以下、空間に着目して、体験した作品をまとめておく。ツァイ・ミンリャン『蘭若寺(らんにゃじ)の住人』は、六本木のビルで椅子に座って、HMDを装着し、VR映像の空間に没入する。病の男が佇む廃墟の美を彩るのは、水と光と緑だ。本作を演劇の延長と捉えるなら、壁はあっても、普通の舞台なら、見えない/つくらない天井の染みを自由に眺められるのが興味深い。

スザンネ・ケネディほか『I AM(VR)』も、完全なVRの映像だが、少しだけ体を動かすことができる。最初の閉鎖的な空間から、どんどん世界が広がり、かなり没入感の高い体験だった。あえてゲーム的な空間を創造したようだが、ここまでできるなら、建築、インテリア、ランドスケープのデザインをもっと洗練させる余地があるのではないか。

一方で、中村佑子『サスペンデッド』は、東京ドイツ文化センターに付設された家の中を歩き、病の親をもつ子供を主題とするAR映像を体験する。各部屋で実際に窓から光が差し込み、影が揺れるのだが、それと仮想の映像スクリーン(=もうひとつの窓)の共存が印象的だった。この効果は、晴れた日の昼頃がベストかもれない。

そしてもっともハイブリッドな作品だったのは、小泉明郎『解放されたプロメテウス』である。これはAR(横たわる仮想のベトナム人が5名出現)と、VR(それぞれが実際に見た夢の世界への没入)が切り替わるタイプの体験を味わう。一部の場面では、会場がSHIBAURA HOUSE 5階のガラス張り空間であることも効果的だった。さらに、帰りにもらうプリントのQRコードから、動画「もう一つの夢」にアクセスし、鑑賞するまでが小泉の作品と考えるべきだろう。別の視点から、自らの体験を振り返ることになるからだ。

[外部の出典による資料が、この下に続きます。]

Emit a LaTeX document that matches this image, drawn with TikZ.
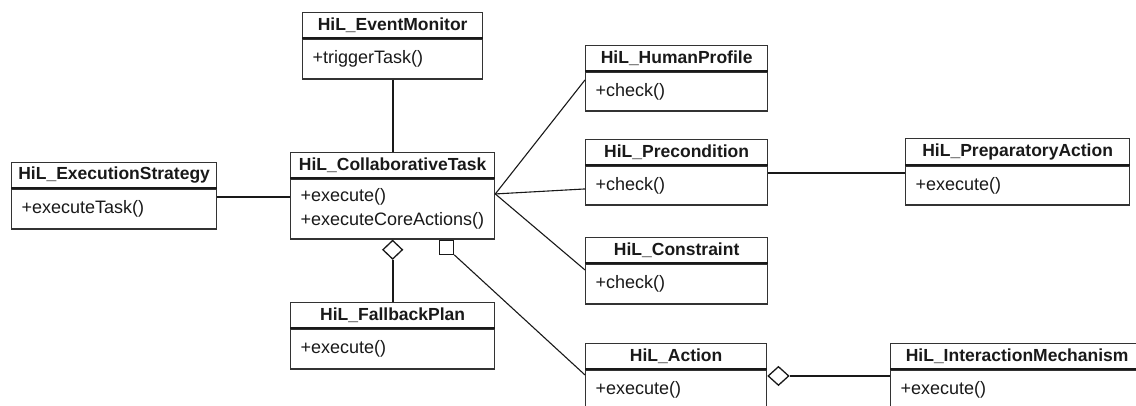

ところで、新橋エリアで開催された高山明による「光のない。─エピローグ?」は、ラジオというアナログなメディアを使いながら、個別にセルフツアーによって、街に埋め込んだ福島と重なる場をたどるという意味で、実は三密を回避し、もともとポスト・コロナにもぴったりの上演の形式だったのは興味深い。むろん、これはコロナ以前から実践していたものだが、コロナ禍によって、ポスト・シアターの意味が鮮明になったと言えるかもしれない。なお、詩の朗読を聴くために耳は奪われるものの、視覚は解放されているので、せんだいスクール・オブ・デザインのスロー・ウォークのように、普段はじっくり見ないビルの細部も思わず観察することになった。改めて、電線と配線の多いことに気づかされるが、これらも本作がテーマとしていた東京電力が供給する電気が、こうした街の風景をもたらしている。